CMIP-Data-Request-coleads / cmip7_request_scripts

3 stars 1 forks source link

Python classes #3

Open CMIP-Data-Request-coleads opened 2 months ago

CMIP-Data-Request-coleads commented 2 months ago

The TISG meeting on Sept 12th discussed the benefits of having code organised around a clearly defined set of python classes.

The request_classes.py script does this in a sense. E.g. it has classes for Record and Table. Each individual table of the request can then be realised as an instance of the Table class. This provides a lot of flexibility. If an extra table is added in Air Table it will be handled automatically. This approach was also used in dreqPy. The flexibility comes with a drawback: it makes the class structure quite abstract; we don't have documentation read-the-docs compatible documentation associated with each instance of the Table class.

On the other hand Matt suggested having a python class per table, e.g. one for "Variable", one for "Opportunity", etc. This might be achieved by converting the request_classes.py Table to be a base class and create a class per table which can be edited an documented. I've created a template here : request_classes.py.template . The risk of this approach is potential divergence between documentation in the code and documentation in the database, but I think there are more advantages, particularly in enabling transparency about different python methods being added to different tables.
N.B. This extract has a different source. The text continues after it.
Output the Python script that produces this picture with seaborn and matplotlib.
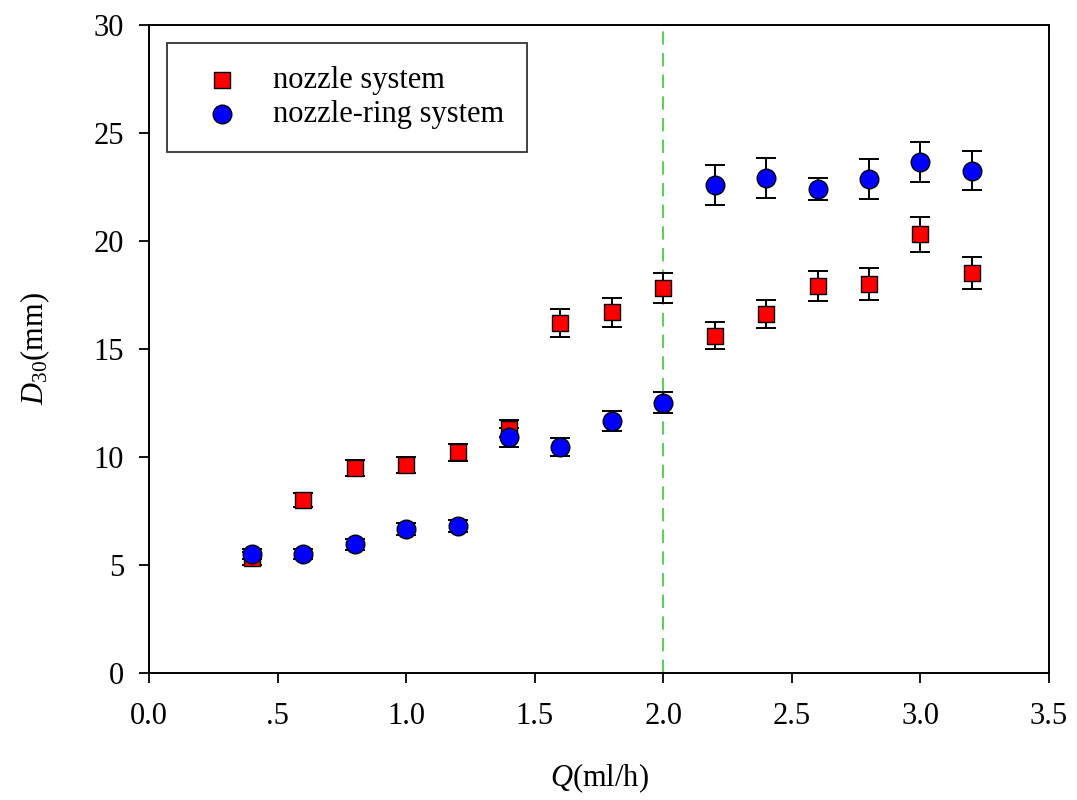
import numpy as np
import pandas as pd
import matplotlib
matplotlib.use("Agg")
import matplotlib.pyplot as plt
import seaborn as sns

#%% data
q = [0.4, 0.6, 0.8, 1.0, 1.2, 1.4, 1.6, 1.8, 2.0, 2.2, 2.4, 2.6, 2.8, 3.0, 3.2]
d_nozzle = [5.3, 8.0, 9.5, 9.6, 10.2, 11.3, 16.2, 16.7, 17.8, 15.6, 16.6, 17.9, 18.0, 20.3, 18.5]
err_nozzle = [0.3, 0.32, 0.37, 0.37, 0.41, 0.4, 0.65, 0.67, 0.7, 0.62, 0.66, 0.69, 0.72, 0.8, 0.74]
d_ring = [5.5, 5.5, 5.95, 6.65, 6.8, 10.9, 10.45, 11.65, 12.5, 22.6, 22.9, 22.4, 22.85, 23.65, 23.25]
err_ring = [0.25, 0.25, 0.25, 0.27, 0.29, 0.43, 0.41, 0.46, 0.49, 0.92, 0.93, 0.5, 0.92, 0.94, 0.92]
x_ticks = [0.0, 0.5, 1.0, 1.5, 2.0, 2.5, 3.0, 3.5]
x_ticklabels = ["0.0", ".5", "1.0", "1.5", "2.0", "2.5", "3.0", "3.5"]
y_ticks = [0, 5, 10, 15, 20, 25, 30]
q_split = 2.0

df = pd.DataFrame({
    "Q": q * 2,
    "D30": d_nozzle + d_ring,
    "err": err_nozzle + err_ring,
    "system": ["nozzle system"] * len(q) + ["nozzle-ring system"] * len(q),
})

#%% style
sns.set_style("ticks")
plt.rcParams["font.family"] = ["Liberation Serif", "DejaVu Serif"]
plt.rcParams["mathtext.fontset"] = "custom"
plt.rcParams["mathtext.rm"] = "Liberation Serif"
plt.rcParams["mathtext.it"] = "Liberation Serif:italic"
plt.rcParams["text.color"] = "black"
plt.rcParams["axes.labelcolor"] = "black"
plt.rcParams["xtick.color"] = "black"
plt.rcParams["ytick.color"] = "black"

fig = plt.figure(figsize=(10.77, 8.0), dpi=100)
ax = fig.add_axes([0.1383, 0.159, 0.8357, 0.81])

colors = {"nozzle system": "#ff0000", "nozzle-ring system": "#0000ff"}
markers = {"nozzle system": "s", "nozzle-ring system": "o"}
sizes = {"nozzle system": 140, "nozzle-ring system": 180}

#%% plot
for name, sub in df.groupby("system", sort=False):
    ax.errorbar(sub["Q"], sub["D30"], yerr=sub["err"], fmt="none",
                ecolor="black", elinewidth=1.4, capsize=7, capthick=1.4, zorder=2)
    sns.scatterplot(data=sub, x="Q", y="D30", marker=markers[name], color=colors[name],
                    s=sizes[name], edgecolor="black", linewidth=1.0, label=name,
                    ax=ax, zorder=3)

ax.axvline(q_split, color="#33cc33", linestyle=(0, (8, 5)), linewidth=1.2, zorder=1)

ax.set_xlim(0, 3.5)
ax.set_ylim(0, 30)
ax.set_xticks(x_ticks)
ax.set_xticklabels(x_ticklabels)
ax.set_yticks(y_ticks)
ax.tick_params(axis="both", direction="out", length=7, width=1.3, labelsize=22,
               top=False, right=False)
ax.tick_params(axis="x", pad=14)
ax.tick_params(axis="y", pad=11)
for sp in ax.spines.values():
    sp.set_visible(True)
    sp.set_linewidth(1.4)
    sp.set_color("black")

ax.set_xlabel(r"$Q$(ml/h)", fontsize=22, labelpad=22)
ax.set_ylabel(r"$D_{30}$(mm)", fontsize=22, labelpad=30)

leg = ax.legend(loc="upper left", bbox_to_anchor=(0.02, 0.972), fontsize=22,
                frameon=True, fancybox=False, edgecolor="black", borderpad=0.75,
                handlelength=2.1, handletextpad=0.62, borderaxespad=0,
                labelspacing=0.18)
leg.get_frame().set_linewidth(1.3)

fig.savefig("out.png", dpi=100)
matthew-mizielinski commented 1 month ago

Apologies that it has taken me so long to get back to this.

I've had a look over the request_classes.py.template file and this isn't too far off how I was thinking about it, although I would be tempted with a very simple dataclass based structure due to its simplicity when reading the code.

I've re-implemented the software pattern I used for CMIP6 with the JSON file in this repository (was very straightforward with the new structures) in a notebook where I'm only pulling out a few of the attributes for a minimal set of objects along the route between "experiment" and "variable".

The notebook can be found here -- remember that this is illustrative code and for a "real" api there are a number of other steps I would take based on prior experience to ensure we can extract priorities, time slices, etc.

sol1105 commented 1 month ago

I added a notebook that showcases how to manage the DReq content (following up my PR) and adapts @matthew-mizielinski's illustrative example with the PR content and a small function to map objects between bases.